--- Begin SOURCE DATA ---

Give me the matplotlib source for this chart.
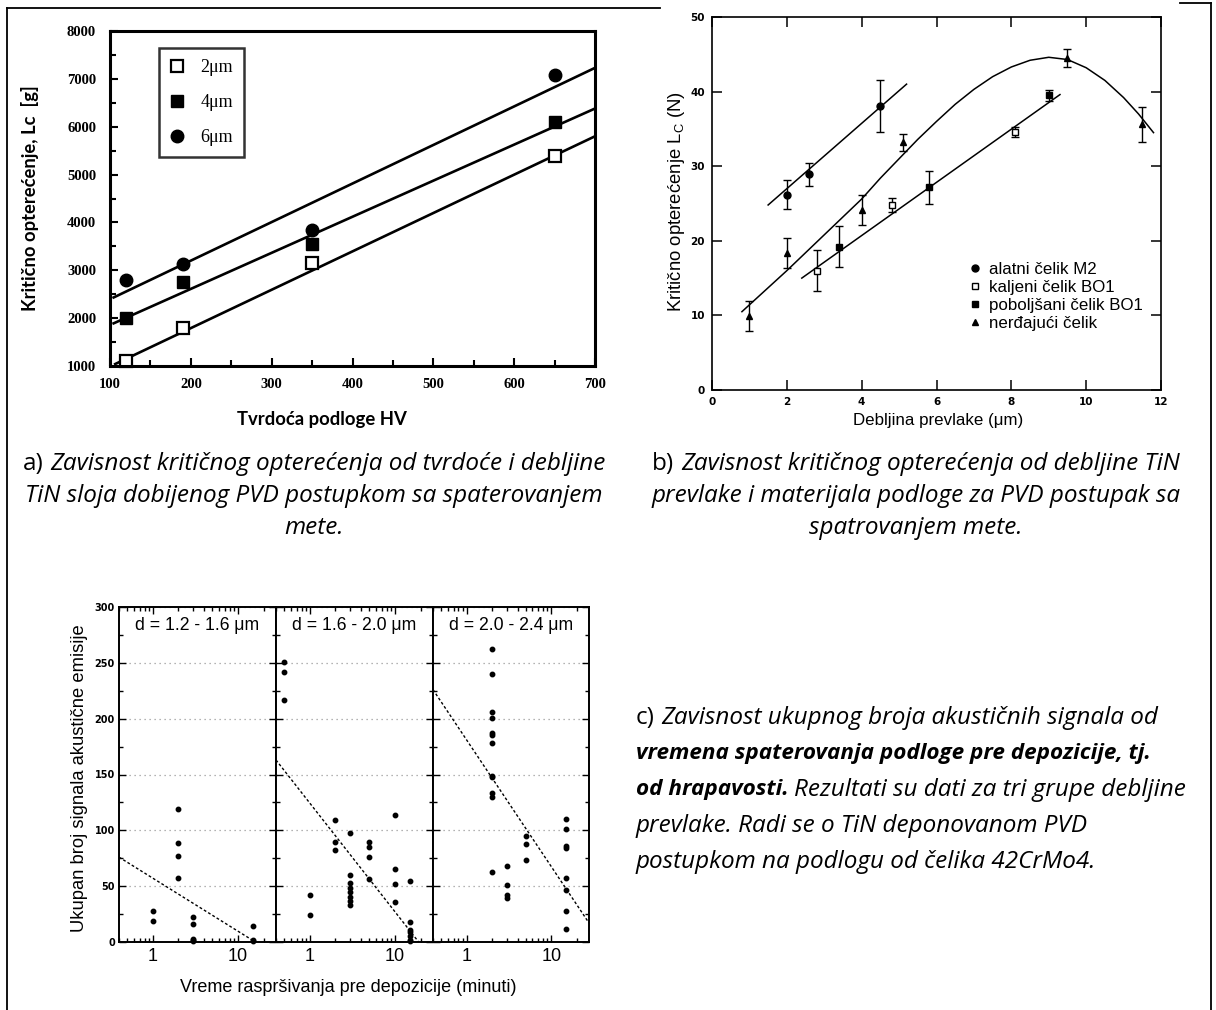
import matplotlib
matplotlib.use("Agg")
import matplotlib.pyplot as plt
from matplotlib.lines import Line2D
from matplotlib.ticker import MultipleLocator, FixedLocator, FixedFormatter, LogLocator, NullFormatter

W, H = 1216, 1010

# ---------------- panel a: critical load vs substrate hardness
hv = [120, 190, 350, 650]
lc_2um = [1100, 1800, 3150, 5380]
lc_4um = [2000, 2750, 3550, 6100]
lc_6um = [2800, 3130, 3850, 7080]
fit_2um_x, fit_2um_y = [105, 700], [1030, 5800]
fit_4um_x, fit_4um_y = [103, 700], [1880, 6380]
fit_6um_x, fit_6um_y = [103, 700], [2420, 7230]

# ---------------- panel b: critical load vs coating thickness
m2_x = [2.0, 2.6, 4.5]
m2_y = [26.2, 28.9, 38.1]
m2_err = [2.0, 1.5, 3.5]
kalj_x = [2.8, 4.8, 8.1]
kalj_y = [16.0, 24.8, 34.6]
kalj_err = [2.75, 1.0, 0.7]
pob_x = [3.4, 5.8, 9.0]
pob_y = [19.2, 27.2, 39.5]
pob_err = [2.75, 2.2, 0.7]
nerd_x = [1.0, 2.0, 4.0, 5.1, 9.5, 11.5]
nerd_y = [9.9, 18.4, 24.1, 33.2, 44.5, 35.6]
nerd_err = [2.0, 2.0, 2.0, 1.1, 1.25, 2.4]
m2_line_x, m2_line_y = [1.5, 5.2], [24.8, 41.0]
bo1_line_x, bo1_line_y = [2.4, 9.3], [15.0, 39.6]
curve_x = [0.8, 2, 3, 4, 4.5, 5, 5.5, 6, 6.5, 7, 7.5, 8, 8.5, 9, 9.5, 10, 10.5, 11, 11.4, 11.8]
curve_y = [10.5, 16.0, 20.8, 25.6, 28.4, 31.0, 33.6, 36.0, 38.3, 40.3, 42.0, 43.3, 44.2, 44.6,
           44.3, 43.2, 41.5, 39.2, 37.0, 34.5]
legend_b = ["alatni čelik M2", "kaljeni čelik BO1", "poboljšani čelik BO1", "nerđajući čelik"]

# ---------------- panel c: acoustic emission counts vs sputter time
c_titles = ["d = 1.2 - 1.6 μm", "d = 1.6 - 2.0 μm", "d = 2.0 - 2.4 μm"]
c1_x = [1, 1, 2, 2, 2, 2, 3, 3, 3, 3, 3, 15, 15, 15]
c1_y = [28, 19, 119, 89, 77, 57, 22, 16, 3, 1.5, 0.5, 14, 2, 0.5]
c2_x = [0.5, 0.5, 0.5, 1, 1, 2, 2, 2, 3, 3, 3, 3, 3, 3, 3, 3, 5, 5, 5, 5,
        10, 10, 10, 10, 15, 15, 15, 15, 15, 15, 15]
c2_y = [251, 242, 217, 42, 24, 109, 90, 82, 98, 60, 53, 48, 45, 40, 37, 33, 90, 85, 76, 56,
        114, 65, 52, 36, 55, 18, 11, 9, 5, 2, 1]
c3_x = [2] * 12 + [3] * 4 + [5] * 3 + [15] * 8
c3_y = [262, 240, 206, 201, 187, 185, 178, 149, 148, 133, 130, 62.5,
        68, 51, 42, 39, 95, 88, 73, 110, 101, 86, 84, 57, 47, 28, 12]
c1_trend_x, c1_trend_y = [0.4, 16], [76, 0]
c2_trend_x, c2_trend_y = [0.4, 19], [163, 0]
c3_trend_x, c3_trend_y = [0.4, 28], [226, 17]

fig = plt.figure(figsize=(W / 100, H / 100), dpi=100)


def px_axes(l, t, r, b):
    return fig.add_axes([l / W, 1 - b / H, (r - l) / W, (b - t) / H])


# page frame (table cell borders)
bg = fig.add_axes([0, 0, 1, 1], zorder=-5)
bg.set_xlim(0, W)
bg.set_ylim(H, 0)
bg.axis("off")
for xs, ys in [([7, 7], [8, H]), ([7, 660], [8, 8]), ([1211, 1211], [3, H]), ([1180, 1211], [3, 3])]:
    bg.plot(xs, ys, color="k", lw=1.3)

# ---------------- panel a
ax = px_axes(110, 31, 595, 366)
for xs, ys in [(fit_2um_x, fit_2um_y), (fit_4um_x, fit_4um_y), (fit_6um_x, fit_6um_y)]:
    ax.plot(xs, ys, color="k", lw=1.9, solid_capstyle="butt")
ax.plot(hv, lc_2um, "s", mfc="white", mec="k", mew=1.6, ms=8.5, label="2μm", clip_on=False)
ax.plot(hv, lc_4um, "s", color="k", ms=8.5, label="4μm")
ax.plot(hv, lc_6um, "o", color="k", ms=9, label="6μm")
ax.set_xlim(100, 700)
ax.set_ylim(1000, 8000)
ax.xaxis.set_major_locator(MultipleLocator(100))
ax.xaxis.set_minor_locator(MultipleLocator(50))
ax.yaxis.set_major_locator(MultipleLocator(1000))
ax.yaxis.set_minor_locator(MultipleLocator(500))
ax.tick_params(which="both", direction="in", width=1.5)
ax.tick_params(which="major", length=6)
ax.tick_params(which="minor", length=4)
ax.tick_params(axis="y", pad=10)
ax.tick_params(axis="x", pad=9)
for lab in ax.get_xticklabels() + ax.get_yticklabels():
    lab.set_fontfamily("Liberation Serif")
    lab.set_fontweight("bold")
    lab.set_fontsize(10.5)
for sp in ax.spines.values():
    sp.set_linewidth(2.2)
leg = ax.legend(loc="upper left", bbox_to_anchor=(0.101, 0.949), frameon=True, fancybox=False,
                edgecolor="k", prop={"family": "Liberation Serif", "size": 13},
                handlelength=0.8, handletextpad=0.9, labelspacing=1.0, borderpad=0.6,
                borderaxespad=0)
leg.get_frame().set_linewidth(1.8)
fig.text(30 / W, 1 - 198 / H, "Kritično opterećenje, Lc  [g]", rotation=90, ha="center", va="center",
         family="Lato", weight="bold", fontsize=13.2)
fig.text(322 / W, 1 - 420 / H, "Tvrdoća podloge HV", ha="center", va="center",
         family="Lato", weight="bold", fontsize=13.3)

# ---------------- panel b
bx = px_axes(712, 17, 1161, 390)
bx.plot(m2_line_x, m2_line_y, color="k", lw=1.1)
bx.plot(bo1_line_x, bo1_line_y, color="k", lw=1.1)
bx.plot(curve_x, curve_y, color="k", lw=1.1)
eb = dict(color="k", ecolor="k", elinewidth=1.0, capsize=3, capthick=1.0, ls="none")
bx.errorbar(m2_x, m2_y, yerr=m2_err, fmt="o", ms=5, **eb)
bx.errorbar(kalj_x, kalj_y, yerr=kalj_err, fmt="s", ms=5, mfc="white", mec="k", mew=1, **eb)
bx.errorbar(pob_x, pob_y, yerr=pob_err, fmt="s", ms=5, **eb)
bx.errorbar(nerd_x, nerd_y, yerr=nerd_err, fmt="^", ms=4, **eb)
bx.set_xlim(0, 12)
bx.set_ylim(0, 50)
bx.xaxis.set_major_locator(MultipleLocator(2))
bx.yaxis.set_major_locator(MultipleLocator(10))
bx.tick_params(direction="in", top=True, right=True, length=7, width=1.1, pad=5)
for lab in bx.get_xticklabels() + bx.get_yticklabels():
    lab.set_fontfamily("DejaVu Sans")
    lab.set_fontweight("bold")
    lab.set_fontsize(7.5)
for sp in bx.spines.values():
    sp.set_linewidth(1.2)
handles_b = [
    Line2D([], [], marker="o", ls="none", color="k", ms=5),
    Line2D([], [], marker="s", ls="none", mfc="white", mec="k", ms=5),
    Line2D([], [], marker="s", ls="none", color="k", ms=5),
    Line2D([], [], marker="^", ls="none", color="k", ms=4),
]
bx.legend(handles_b, legend_b, loc="upper left", bbox_to_anchor=(0.575, 0.343), frameon=False,
          prop={"family": "Liberation Sans", "size": 12.2}, handlelength=0.6, handletextpad=0.5,
          labelspacing=0.17, borderpad=0, borderaxespad=0)
fig.text(677 / W, 1 - 202 / H, "Kritično opterećenje L$_{\\mathregular{C}}$ (N)", rotation=90,
         ha="center", va="center", family="Liberation Sans", fontsize=13.3)
fig.text(938 / W, 1 - 421 / H, "Debljina prevlake (μm)", ha="center", va="center",
         family="Liberation Sans", fontsize=12.2)

# ---------------- panel c
c_edges = [(119, 276), (276, 433), (433, 589)]
c_sets = [(c1_x, c1_y, c1_trend_x, c1_trend_y),
          (c2_x, c2_y, c2_trend_x, c2_trend_y),
          (c3_x, c3_y, c3_trend_x, c3_trend_y)]
for i, ((l, r), (xs, ys, tx, ty)) in enumerate(zip(c_edges, c_sets)):
    cx = px_axes(l, 607, r, 942)
    cx.set_xscale("log")
    cx.set_xlim(0.4, 28)
    cx.set_ylim(0, 300)
    cx.yaxis.set_major_locator(MultipleLocator(50))
    cx.yaxis.set_minor_locator(MultipleLocator(25))
    cx.yaxis.grid(True, which="major", color="#9a9a9a", linestyle=(0, (1, 3)), lw=0.9)
    cx.plot(tx, ty, color="k", lw=1.0, ls=(0, (2, 1.6)))
    cx.plot(xs, ys, "o", color="k", ms=3.2, clip_on=False)
    cx.xaxis.set_major_locator(FixedLocator([1, 10]))
    cx.xaxis.set_major_formatter(FixedFormatter(["1", "10"]))
    cx.xaxis.set_minor_locator(LogLocator(base=10, subs=range(2, 10)))
    cx.xaxis.set_minor_formatter(NullFormatter())
    cx.tick_params(which="both", direction="in", top=True, right=True, width=1.0)
    cx.tick_params(which="major", length=5, pad=4)
    cx.tick_params(which="minor", length=3)
    cx.tick_params(axis="x", labelsize=13)
    for lab in cx.get_xticklabels():
        lab.set_fontfamily("Liberation Sans")
    if i == 0:
        for lab in cx.get_yticklabels():
            lab.set_fontfamily("DejaVu Sans")
            lab.set_fontweight("bold")
            lab.set_fontsize(7)
        cx.tick_params(axis="y", pad=3)
    else:
        cx.tick_params(axis="y", labelleft=False)
    for sp in cx.spines.values():
        sp.set_linewidth(1.4)
    cx.text(0.5, 0.946, c_titles[i], transform=cx.transAxes, ha="center", va="center",
            family="Liberation Sans", fontsize=12.7)
fig.text(80 / W, 1 - 778 / H, "Ukupan broj signala akustične emisije", rotation=90,
         ha="center", va="center", family="Liberation Sans", fontsize=13.2)
fig.text(348 / W, 1 - 988 / H, "Vreme raspršivanja pre depozicije (minuti)", ha="center",
         va="center", family="Liberation Sans", fontsize=13)

# ---------------- captions (mixed upright / italic / bold italic runs)
renderer = fig.canvas.get_renderer()
CAP = 17.5
up = dict(family="Open Sans", fontsize=CAP)
it = dict(family="Open Sans", style="italic", fontsize=CAP)
bi = dict(family="Open Sans", style="italic", weight="bold", fontsize=CAP - 1.3)


def text_width(s, kw):
    t = fig.text(0, 0, s, **kw)
    w = t.get_window_extent(renderer).width
    t.remove()
    return w


def put_line(pieces, x, y, ha="left"):
    widths = [text_width(s, kw) for s, kw in pieces]
    gaps = [text_width("a a", kw) - text_width("aa", kw) for s, kw in pieces[:-1]]
    total = sum(widths) + sum(gaps)
    x0 = x - total / 2 if ha == "center" else x
    for k, ((s, kw), w) in enumerate(zip(pieces, widths)):
        fig.text(x0 / W, 1 - y / H, s, ha="left", va="center", **kw)
        x0 += w + (gaps[k] if k < len(gaps) else 0)


put_line([("a)", up), ("Zavisnost kritičnog opterećenja od tvrdoće i debljine", it)], 314, 464, "center")
put_line([("TiN sloja dobijenog PVD postupkom sa spaterovanjem", it)], 314, 496, "center")
put_line([("mete.", it)], 314, 528, "center")

put_line([("b)", up), ("Zavisnost kritičnog opterećenja od debljine TiN", it)], 916, 464, "center")
put_line([("prevlake i materijala podloge za PVD postupak sa", it)], 916, 496, "center")
put_line([("spatrovanjem mete.", it)], 916, 528, "center")

put_line([("c)", up), ("Zavisnost ukupnog broja akustičnih signala od", it)], 636, 718)
put_line([("vremena spaterovanja podloge pre depozicije, tj.", bi)], 636, 754)
put_line([("od hrapavosti.", bi), ("Rezultati su dati za tri grupe debljine", it)], 636, 790)
put_line([("prevlake. Radi se o TiN deponovanom PVD", it)], 636, 826)
put_line([("postupkom na podlogu od čelika 42CrMo4.", it)], 636, 862)

fig.savefig("out.png", dpi=100)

--- End SOURCE DATA ---

» WRITTEN PROBLEM
Leave out any pictures and return exactly the lines from the beginning of the data through the line with "fit_6um_x, fit_6um_y = [103, 700], [2420, 7230]", inclusive.

» EXERCISE RESPONSE
Give me the matplotlib source for this chart.
import matplotlib
matplotlib.use("Agg")
import matplotlib.pyplot as plt
from matplotlib.lines import Line2D
from matplotlib.ticker import MultipleLocator, FixedLocator, FixedFormatter, LogLocator, NullFormatter

W, H = 1216, 1010

# ---------------- panel a: critical load vs substrate hardness
hv = [120, 190, 350, 650]
lc_2um = [1100, 1800, 3150, 5380]
lc_4um = [2000, 2750, 3550, 6100]
lc_6um = [2800, 3130, 3850, 7080]
fit_2um_x, fit_2um_y = [105, 700], [1030, 5800]
fit_4um_x, fit_4um_y = [103, 700], [1880, 6380]
fit_6um_x, fit_6um_y = [103, 700], [2420, 7230]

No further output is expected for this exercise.